🤖 AI Summary
This study addresses the challenge of automatically extracting key metadata—such as meeting ID, date, location, attendees, and start/end times—from municipal council minutes, which exhibit heterogeneous and non-standardized formats. To tackle this, the authors propose a two-stage pipeline: first, a question-answering model identifies text spans containing target metadata; second, fine-grained entity recognition is performed using Transformer-based models (BERTimbau and XLM-RoBERTa), with and without a Conditional Random Field (CRF) layer, augmented by a delexicalization strategy to enhance generalization. As the first benchmark method specifically designed for metadata extraction from municipal minutes, the approach significantly outperforms general-purpose large language models (e.g., Phi, Gemini) in in-domain settings. Cross-municipality experiments, while revealing generalization difficulties, underscore the linguistic complexity and diversity inherent in municipal documentation.
📝 Abstract
Municipal meeting minutes are official documents of local governance, exhibiting heterogeneous formats and writing styles. Effective information retrieval (IR) requires identifying metadata such as meeting number, date, location, participants, and start/end times, elements that are rarely standardized or easy to extract automatically. Existing named entity recognition (NER) models are ill-suited to this task, as they are not adapted to such domain-specific categories. In this paper, we propose a two-stage pipeline for metadata extraction from municipal minutes. First, a question answering (QA) model identifies the opening and closing text segments containing metadata.
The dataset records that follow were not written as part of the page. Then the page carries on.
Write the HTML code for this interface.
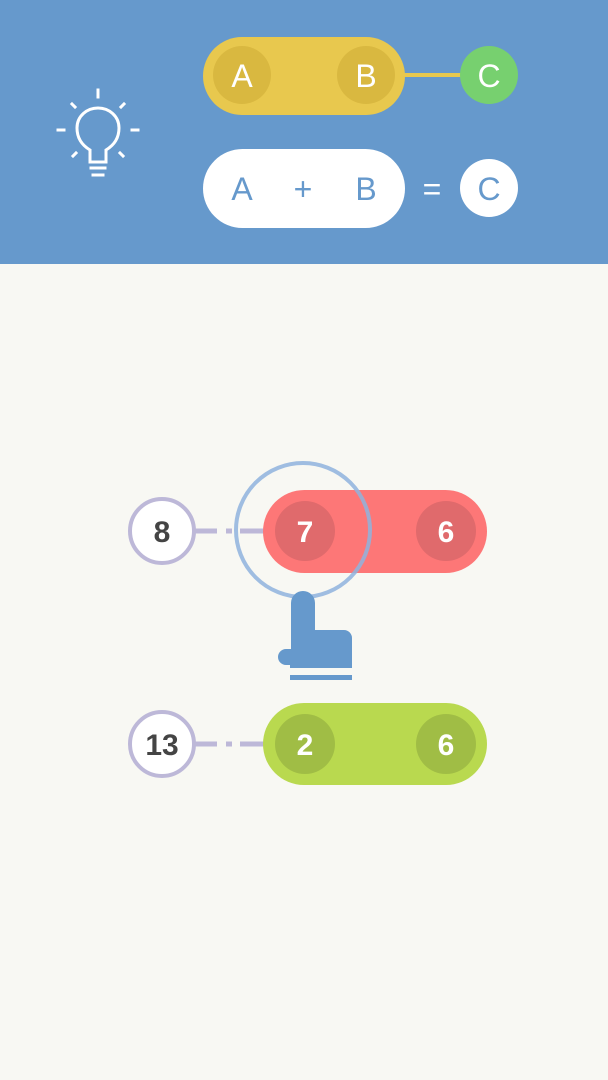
<!DOCTYPE html>
<html><head><style>
body{margin:0;width:608px;height:1080px;background:#f8f8f3;overflow:hidden;font-family:"Liberation Sans",sans-serif}
</style></head><body>
<svg width="608" height="1080" xmlns="http://www.w3.org/2000/svg" style="position:absolute;left:0;top:0">
<rect x="0" y="0" width="608" height="264" fill="#6699cc"/>
<!-- bulb -->
<g stroke="#fff" stroke-width="3" fill="none" stroke-linecap="square">
<path d="M90 162 L90 150 C80 144 77 136 77 128 C77 116 87 108 98 108 C109 108 119 116 119 128 C119 136 116 144 106 150 L106 162 Z"/>
<line x1="91" y1="168" x2="105" y2="168"/><line x1="93" y1="175" x2="103" y2="175"/>
<line x1="98" y1="90" x2="98" y2="97"/><line x1="58" y1="130" x2="64" y2="130"/><line x1="132" y1="130" x2="138" y2="130"/>
<line x1="72" y1="104" x2="75" y2="107"/><line x1="124" y1="104" x2="121" y2="107"/>
<line x1="73" y1="156" x2="76" y2="153"/><line x1="123" y1="156" x2="120" y2="153"/>
</g>
<line x1="400" y1="75" x2="465" y2="75" stroke="#e8c84e" stroke-width="4"/>
<rect x="203" y="37" width="202" height="78" rx="39" fill="#e8c84e"/>
<circle cx="242" cy="75" r="29" fill="#d9b840"/><circle cx="366" cy="75" r="29" fill="#d9b840"/>
<circle cx="489" cy="75" r="29" fill="#77d06f"/>
<g font-size="32" fill="#fff" text-anchor="middle">
<text x="242" y="87">A</text><text x="366" y="87">B</text><text x="489" y="87">C</text></g>
<rect x="203" y="149" width="202" height="79" rx="39.5" fill="#fff"/>
<circle cx="489" cy="188" r="29" fill="#fff"/>
<g font-size="32" fill="#6699cc" text-anchor="middle">
<text x="242" y="200">A</text><text x="303" y="200">+</text><text x="366" y="200">B</text><text x="432" y="200" fill="#fff">=</text><text x="489" y="200">C</text></g>
<g stroke="#bdb8d8" stroke-width="5">
<line x1="195" y1="531" x2="217" y2="531"/><line x1="226" y1="531" x2="232" y2="531"/><line x1="240" y1="531" x2="266" y2="531"/>
<line x1="195" y1="744" x2="217" y2="744"/><line x1="226" y1="744" x2="232" y2="744"/><line x1="240" y1="744" x2="266" y2="744"/>
</g>
<circle cx="162" cy="531" r="32" fill="#fff" stroke="#bdb8d8" stroke-width="4"/>
<circle cx="162" cy="744" r="32" fill="#fff" stroke="#bdb8d8" stroke-width="4"/>
<rect x="263" y="490" width="224" height="83" rx="41.5" fill="#fd7777"/>
<circle cx="305" cy="531" r="30" fill="#e06a6c"/><circle cx="446" cy="531" r="30" fill="#e06a6c"/>
<rect x="263" y="703" width="224" height="82" rx="41" fill="#b9d94f"/>
<circle cx="305" cy="744" r="30" fill="#a0bd45"/><circle cx="446" cy="744" r="30" fill="#a0bd45"/>
<g font-size="30" font-weight="bold" text-anchor="middle">
<text x="162" y="542" fill="#444">8</text><text x="162" y="755" fill="#444">13</text>
<text x="305" y="542" fill="#fff">7</text><text x="446" y="542" fill="#fff">6</text>
<text x="305" y="755" fill="#fff">2</text><text x="446" y="755" fill="#fff">6</text></g>
<circle cx="303" cy="530" r="67" fill="none" stroke="#8fb3dd" stroke-width="4" opacity="0.85"/>
<path d="M291 603 A12 12 0 0 1 315 603 L315 630 L344 630 A8 8 0 0 1 352 638 L352 668 L290 668 L290 665 L286 665 A8 8 0 0 1 286 649 L291 649 Z" fill="#6699cc"/>
<rect x="290" y="675" width="62" height="5" fill="#6699cc"/>
</svg>
</body></html>
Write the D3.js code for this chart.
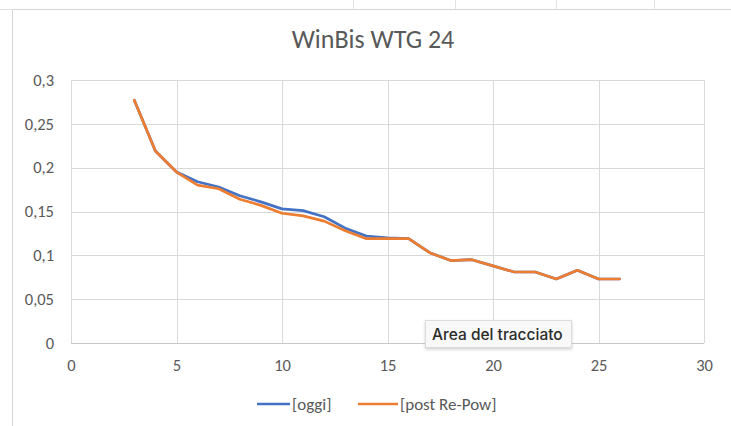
<!DOCTYPE html>
<html>
<head>
<meta charset="utf-8">
<script src="https://cdn.jsdelivr.net/npm/d3@7"></script>
<style>
  html, body { margin: 0; padding: 0; background: #fff; }
  svg { display: block; }
</style>
</head>
<body>
<svg id="chart" width="731" height="426"></svg>
<script>
// Wind speed bins (x) and the two curves
const speeds = [3, 4, 5, 6, 7, 8, 9, 10, 11, 12, 13, 14, 15, 16, 17, 18, 19, 20, 21, 22, 23, 24, 25, 26];
const oggi = [0.277, 0.219, 0.195, 0.184, 0.178, 0.168, 0.161, 0.153, 0.151, 0.144, 0.131, 0.122, 0.120, 0.119, 0.103, 0.094, 0.095, 0.088, 0.081, 0.081, 0.073, 0.083, 0.073, 0.073];
const postRePow = [0.277, 0.219, 0.195, 0.180, 0.176, 0.164, 0.157, 0.148, 0.145, 0.139, 0.128, 0.119, 0.119, 0.119, 0.103, 0.094, 0.095, 0.088, 0.081, 0.081, 0.073, 0.083, 0.073, 0.073];
const xTicks = [0, 5, 10, 15, 20, 25, 30];
const yTicks = [0, 0.05, 0.1, 0.15, 0.2, 0.25, 0.3];
const seriesNames = ["[oggi]", "[post Re-Pow]"];
const chartTitle = "WinBis WTG 24";
const hoverLabel = "Area del tracciato";

const svg = d3.select("#chart");
const font = "Carlito, 'Open Sans', 'Liberation Sans', sans-serif";
const textColor = "#595959";
const gridColor = "#d9d9d9";
const colors = ["#4472C4", "#ED7D31"];

// Sheet cell lines peeking above the chart object
const sheet = svg.append("g").attr("stroke", "#e3e3e3").attr("stroke-width", 1);
[353, 455, 556, 654].forEach(x => sheet.append("line").attr("x1", x + 0.5).attr("x2", x + 0.5).attr("y1", 0).attr("y2", 9));
sheet.append("line").attr("x1", 0).attr("x2", 731).attr("y1", 9.5).attr("y2", 9.5);

// Chart object frame
svg.append("rect").attr("x", 12.5).attr("y", 9.5).attr("width", 740).attr("height", 440)
  .attr("fill", "#fff").attr("stroke", "#d6d6d6");

const plot = { left: 71, right: 704, top: 80, bottom: 343 };
const x = d3.scaleLinear().domain([0, 30]).range([plot.left, plot.right]);
const y = d3.scaleLinear().domain([0, 0.3]).range([plot.bottom, plot.top]);

// Gridlines
const grid = svg.append("g");
grid.selectAll("line.h").data(yTicks.filter(d => d > 0)).join("line")
  .attr("x1", plot.left).attr("x2", plot.right)
  .attr("y1", d => Math.round(y(d)) + 0.5).attr("y2", d => Math.round(y(d)) + 0.5)
  .attr("stroke", gridColor).attr("stroke-width", 1);
grid.selectAll("line.v").data(xTicks).join("line")
  .attr("x1", d => Math.round(x(d)) + 0.5).attr("x2", d => Math.round(x(d)) + 0.5)
  .attr("y1", plot.top).attr("y2", plot.bottom)
  .attr("stroke", gridColor).attr("stroke-width", 1);
// Horizontal baseline
grid.append("line")
  .attr("x1", plot.left).attr("x2", plot.right)
  .attr("y1", Math.round(y(0)) + 0.5).attr("y2", Math.round(y(0)) + 0.5)
  .attr("stroke", "#c8c8c8").attr("stroke-width", 1);

// Axes (labels only, Excel-style)
const fmt = d => String(d).replace(".", ",");
const yAxis = svg.append("g").attr("transform", `translate(${plot.left},0)`)
  .call(d3.axisLeft(y).tickValues(yTicks).tickFormat(fmt).tickSize(0).tickPadding(17));
const xAxis = svg.append("g").attr("transform", `translate(0,${plot.bottom})`)
  .call(d3.axisBottom(x).tickValues(xTicks).tickFormat(fmt).tickSize(0).tickPadding(16));
[yAxis, xAxis].forEach(a => {
  a.select(".domain").remove();
  a.selectAll("text").attr("fill", textColor).style("font-family", font).style("font-size", "16.5px");
});

// Series lines
const line = d3.line().x((d, i) => x(speeds[i])).y(d => y(d));
[oggi, postRePow].forEach((vals, i) => {
  svg.append("path").datum(vals)
    .attr("d", line)
    .attr("fill", "none")
    .attr("stroke", colors[i])
    .attr("stroke-width", 2.7)
    .attr("stroke-linejoin", "round")
    .attr("stroke-linecap", "round");
});

// Title
svg.append("text").attr("x", 373).attr("y", 48).attr("text-anchor", "middle")
  .attr("fill", textColor).style("font-family", font).style("font-size", "26px")
  .text(chartTitle);

// Legend
const legendItems = [{ x1: 257, x2: 290, tx: 292 }, { x1: 358, x2: 398, tx: 400 }];
legendItems.forEach((it, i) => {
  svg.append("line").attr("x1", it.x1).attr("x2", it.x2).attr("y1", 404).attr("y2", 404)
    .attr("stroke", colors[i]).attr("stroke-width", 2.7);
  svg.append("text").attr("x", it.tx).attr("y", 409.5)
    .attr("fill", textColor).style("font-family", font).style("font-size", "17px")
    .text(seriesNames[i]);
});

// Hover tooltip over the plot area
const defs = svg.append("defs");
const f = defs.append("filter").attr("id", "shadow").attr("x", "-10%").attr("y", "-30%").attr("width", "120%").attr("height", "170%");
f.append("feDropShadow").attr("dx", 0).attr("dy", 1.5).attr("stdDeviation", 1.5).attr("flood-color", "#000").attr("flood-opacity", 0.18);
const tip = svg.append("g");
tip.append("rect").attr("x", 425.5).attr("y", 320.5).attr("width", 146).attr("height", 27)
  .attr("fill", "#f8f8f8").attr("stroke", "#dcdcdc").attr("filter", "url(#shadow)");
tip.append("text").attr("x", 432).attr("y", 339.5)
  .attr("fill", "#2b2b2b").style("font-family", "Inter, 'Liberation Sans', Arial, sans-serif")
  .style("font-size", "15.5px").style("font-weight", "500")
  .text(hoverLabel);
</script>
</body>
</html>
Transformer-based models (BERTimbau and XLM-RoBERTa with and without a CRF layer) are then applied for fine-grained entity extraction and enhanced through deslexicalization. To evaluate our proposed pipeline, we benchmark both open-weight (Phi) and closed-weight (Gemini) LLMs, assessing predictive performance, inference cost, and carbon footprint. Our results demonstrate strong in-domain performance, better than larger general-purpose LLMs. However, cross-municipality evaluation reveals reduced generalization reflecting the variability and linguistic complexity of municipal records. This work establishes the first benchmark for metadata extraction from municipal meeting minutes, providing a solid foundation for future research in this domain.